The dark cloud looming over the information security industry at this year's RSA Conference was unmistakable. The questions about whether information security is on the right path continue to echo loudly.
Leading up to the conference, luminary and CISO of Yahoo, Alex Stamos, published an article about how information security vendors were failing.
As Amit Yoran, CEO of RSA, kicked off his keynote speech, he quipped, "[M]y stumbling around here in the dark is a pretty good metaphor for anyone trying to protect and defend a digital infrastructure today." He proclaimed that as the world enters a new era of technical advancement, "[W]e stand in the dark ages of information security."
The concept of the defensive perimeter, which is the basis of modern security practice, is failing us. Protecting digital information extends beyond the confines of a walled garden. Yoran points out that, while most recognize this, very few are doing anything about it.
In other words, many companies still rely too heavily on technology designed to keep the attackers out. While those technologies can be effective, they're not silver bullets. Businesses still struggle with protecting digital data and securing their brands.
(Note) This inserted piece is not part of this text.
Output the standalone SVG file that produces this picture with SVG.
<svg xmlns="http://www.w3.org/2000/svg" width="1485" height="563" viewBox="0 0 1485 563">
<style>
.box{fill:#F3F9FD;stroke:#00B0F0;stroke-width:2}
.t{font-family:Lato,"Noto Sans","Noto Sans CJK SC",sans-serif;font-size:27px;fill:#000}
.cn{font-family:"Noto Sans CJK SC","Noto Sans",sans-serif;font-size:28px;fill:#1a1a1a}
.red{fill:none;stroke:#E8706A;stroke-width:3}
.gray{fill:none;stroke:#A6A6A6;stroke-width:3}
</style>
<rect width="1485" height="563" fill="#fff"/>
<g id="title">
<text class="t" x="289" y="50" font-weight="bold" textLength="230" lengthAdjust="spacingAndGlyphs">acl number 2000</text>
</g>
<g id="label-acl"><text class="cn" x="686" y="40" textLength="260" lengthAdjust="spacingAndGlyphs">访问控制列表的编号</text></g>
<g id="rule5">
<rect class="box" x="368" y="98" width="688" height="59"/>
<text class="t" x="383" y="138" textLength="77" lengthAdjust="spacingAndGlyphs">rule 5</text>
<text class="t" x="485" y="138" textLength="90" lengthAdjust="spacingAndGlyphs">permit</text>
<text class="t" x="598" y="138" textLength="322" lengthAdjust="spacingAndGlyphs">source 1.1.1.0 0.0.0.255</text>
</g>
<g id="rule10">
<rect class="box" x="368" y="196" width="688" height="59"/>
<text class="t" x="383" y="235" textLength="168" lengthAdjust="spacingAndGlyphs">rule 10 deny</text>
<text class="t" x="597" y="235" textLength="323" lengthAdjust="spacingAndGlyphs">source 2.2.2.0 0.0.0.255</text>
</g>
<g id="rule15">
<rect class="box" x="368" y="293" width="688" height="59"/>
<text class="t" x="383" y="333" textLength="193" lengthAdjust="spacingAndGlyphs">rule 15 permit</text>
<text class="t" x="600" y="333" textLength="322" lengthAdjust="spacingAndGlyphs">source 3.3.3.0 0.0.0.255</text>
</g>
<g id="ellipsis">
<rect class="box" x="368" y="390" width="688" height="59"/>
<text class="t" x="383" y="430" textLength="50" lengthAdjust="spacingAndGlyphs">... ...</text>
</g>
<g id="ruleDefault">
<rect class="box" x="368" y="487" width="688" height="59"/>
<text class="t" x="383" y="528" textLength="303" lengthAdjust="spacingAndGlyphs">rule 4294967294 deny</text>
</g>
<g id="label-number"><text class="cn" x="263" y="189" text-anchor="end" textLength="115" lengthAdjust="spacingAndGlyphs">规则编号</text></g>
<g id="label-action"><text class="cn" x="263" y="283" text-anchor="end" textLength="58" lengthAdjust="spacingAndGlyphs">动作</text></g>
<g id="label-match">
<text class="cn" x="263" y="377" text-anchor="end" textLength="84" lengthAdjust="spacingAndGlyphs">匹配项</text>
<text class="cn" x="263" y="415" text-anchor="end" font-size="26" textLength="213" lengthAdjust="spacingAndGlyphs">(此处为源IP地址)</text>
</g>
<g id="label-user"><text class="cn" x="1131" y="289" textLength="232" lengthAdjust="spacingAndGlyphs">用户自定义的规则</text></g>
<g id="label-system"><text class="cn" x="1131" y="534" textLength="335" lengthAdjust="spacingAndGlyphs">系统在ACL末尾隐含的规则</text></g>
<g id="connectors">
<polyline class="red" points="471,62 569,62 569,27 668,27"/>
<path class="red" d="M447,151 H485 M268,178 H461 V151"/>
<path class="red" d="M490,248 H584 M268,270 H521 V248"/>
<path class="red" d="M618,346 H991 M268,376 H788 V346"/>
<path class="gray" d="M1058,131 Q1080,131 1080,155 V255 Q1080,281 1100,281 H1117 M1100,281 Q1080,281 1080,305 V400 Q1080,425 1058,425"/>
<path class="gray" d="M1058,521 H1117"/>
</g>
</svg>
Evolving digital threats such as website malware, malvertising, defacement, phishing and SSL breakdowns have moved beyond areas of concern to become major sources of insecurity. According to the Verizon Breach Report, 70% of web-based attacks were not targeting the company that owned the website, but the site visitors themselves.
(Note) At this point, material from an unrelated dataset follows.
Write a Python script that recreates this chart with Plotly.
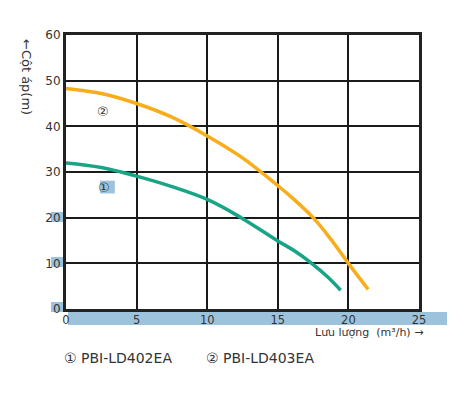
import plotly.graph_objects as go

# flow (m3/h) and head (m)
flow_402 = [0, 2.5, 5, 7.5, 10, 12.4, 15, 16.2, 17.4, 18.5, 19.45]
head_402 = [32.0, 31.0, 29.1, 26.8, 24.0, 20.0, 14.9, 12.7, 10.0, 7.1, 4.1]
flow_403 = [0, 2.5, 5, 7.5, 10, 12.5, 15, 16, 17.5, 18.75, 20, 21.4]
head_403 = [48.3, 47.2, 45.0, 42.0, 37.9, 33.1, 27.0, 24.4, 20.0, 15.3, 10.0, 4.3]

x_ticks = [0, 5, 10, 15, 20, 25]
y_ticks = [0, 10, 20, 30, 40, 50, 60]
names = ["① PBI-LD402EA", "② PBI-LD403EA"]

ORANGE = "#F9AD1A"
GREEN = "#17A585"
BLUE = "#9dc3dc"
TXT = "#333333"
FONT = "DejaVu Sans"

OFF = 8  # page body margin
W, H = 471 - OFF, 398 - OFF
L, T = 66 - OFF, 35 - OFF
R = W - (448 - OFF)
B = H - (309 - OFF)
pw = W - L - R
ph = H - T - B

def px(xp):
    return (xp - OFF - L) / pw

def py(yp):
    return (T + ph - (yp - OFF)) / ph

fig = go.Figure()
fig.add_trace(go.Scatter(x=flow_403, y=head_403, mode="lines",
                         line=dict(color=ORANGE, width=3.5, shape="spline",
                                   smoothing=1.1),
                         showlegend=False, hoverinfo="skip"))
fig.add_trace(go.Scatter(x=flow_402, y=head_402, mode="lines",
                         line=dict(color=GREEN, width=3.5, shape="spline",
                                   smoothing=1.1),
                         showlegend=False, hoverinfo="skip"))
# invisible trace to carry secondary x axis labels
fig.add_trace(go.Scatter(x=[x_ticks[0], x_ticks[-1]], y=[0, 0], xaxis="x2",
                         mode="markers", marker=dict(opacity=0),
                         showlegend=False, hoverinfo="skip"))

fig.update_layout(
    width=W, height=H,
    margin=dict(l=L, r=R, t=T, b=B, autoexpand=False),
    paper_bgcolor="white", plot_bgcolor="white",
    font=dict(family=FONT, color=TXT),
    xaxis=dict(domain=[0, px(419)], range=[0, 25], tickvals=x_ticks,
               showticklabels=False, showgrid=True, gridcolor="#1a1a1a",
               gridwidth=1.5, showline=True, linecolor="#222222",
               linewidth=3, mirror=True, zeroline=False, ticks="",
               automargin=False),
    xaxis2=dict(domain=[px(69), px(437)], range=[0, 25], tickvals=x_ticks,
                ticktext=[str(v) for v in x_ticks], anchor="free",
                position=0, overlaying="x", showgrid=False, showline=False,
                zeroline=False, ticks="", automargin=False,
                ticklabelstandoff=2,
                tickfont=dict(size=11.5, color=TXT)),
    yaxis=dict(range=[0, 60], tickvals=y_ticks,
               ticktext=[str(v) for v in y_ticks],
               showgrid=True, gridcolor="#1a1a1a", gridwidth=1.5,
               showline=True, linecolor="#222222", linewidth=3, mirror=True,
               zeroline=False, ticks="", automargin=False,
               tickfont=dict(size=12, color=TXT)),
)

shapes = [
    # blue band under x axis
    dict(type="rect", xref="paper", yref="paper", x0=px(68), x1=px(447),
         y0=py(325), y1=py(312), fillcolor=BLUE, line=dict(width=0),
         layer="below"),
    # patches behind y labels
    dict(type="rect", xref="paper", yref="paper", x0=px(51), x1=px(63),
         y0=py(312), y1=py(302), fillcolor=BLUE, line=dict(width=0), layer="below"),
    dict(type="rect", xref="paper", yref="paper", x0=px(51), x1=px(64),
         y0=py(267), y1=py(257), fillcolor=BLUE, line=dict(width=0), layer="below"),
    dict(type="rect", xref="paper", yref="paper", x0=px(51), x1=px(64),
         y0=py(222), y1=py(212), fillcolor=BLUE, line=dict(width=0), layer="below"),
    # patch behind ①
    dict(type="rect", xref="x", yref="y", x0=2.4, x1=3.46, y0=25.3, y1=28.1,
         fillcolor=BLUE, line=dict(width=0), layer="above"),
]
fig.update_layout(shapes=shapes)

ann = [
    dict(x=2.61, y=43.3, xref="x", yref="y", text="②", showarrow=False,
         font=dict(size=13, color=TXT)),
    dict(x=2.68, y=26.6, xref="x", yref="y", text="①", showarrow=False,
         font=dict(size=13, color=TXT)),
    dict(x=px(27), y=py(77), xref="paper", yref="paper", text="←Cột áp(m)",
         textangle=90, showarrow=False, xanchor="center", yanchor="middle",
         font=dict(size=13, color=TXT)),
    dict(x=px(369), y=py(333), xref="paper", yref="paper",
         text="Lưu lượng  (m³/h) →", showarrow=False, xanchor="center",
         yanchor="middle", font=dict(size=11, color=TXT)),
    dict(x=px(62), y=py(358), xref="paper", yref="paper", xanchor="left",
         yanchor="middle", text=names[0], showarrow=False,
         font=dict(size=14, color=TXT)),
    dict(x=px(204), y=py(358), xref="paper", yref="paper", xanchor="left",
         yanchor="middle", text=names[1], showarrow=False,
         font=dict(size=14, color=TXT)),
]
fig.update_layout(annotations=ann)

fig.write_html("out.html")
This is because cyber criminals are after customer information, i.e. credit card info, login credentials, PII, PHI, bank account numbers, etc. It's all useful and can all be monetized on the black market.
Digital channels are effective attack vectors since they can be used to target specific user populations with automated, inexpensive and highly effective exploits. Cyber criminals can easily compromise trusted, name-brand websites via third-party code hacks or malvertisements.
In terms of the future of information security, the outcome isn't certain. Many vendors still push out point solutions and compete on features rather than innovations. Businesses keep worrying about their own security and are leaving customers unprotected. In the meantime, no one seems to be getting any safer. How long will this continue, and what are the alternatives?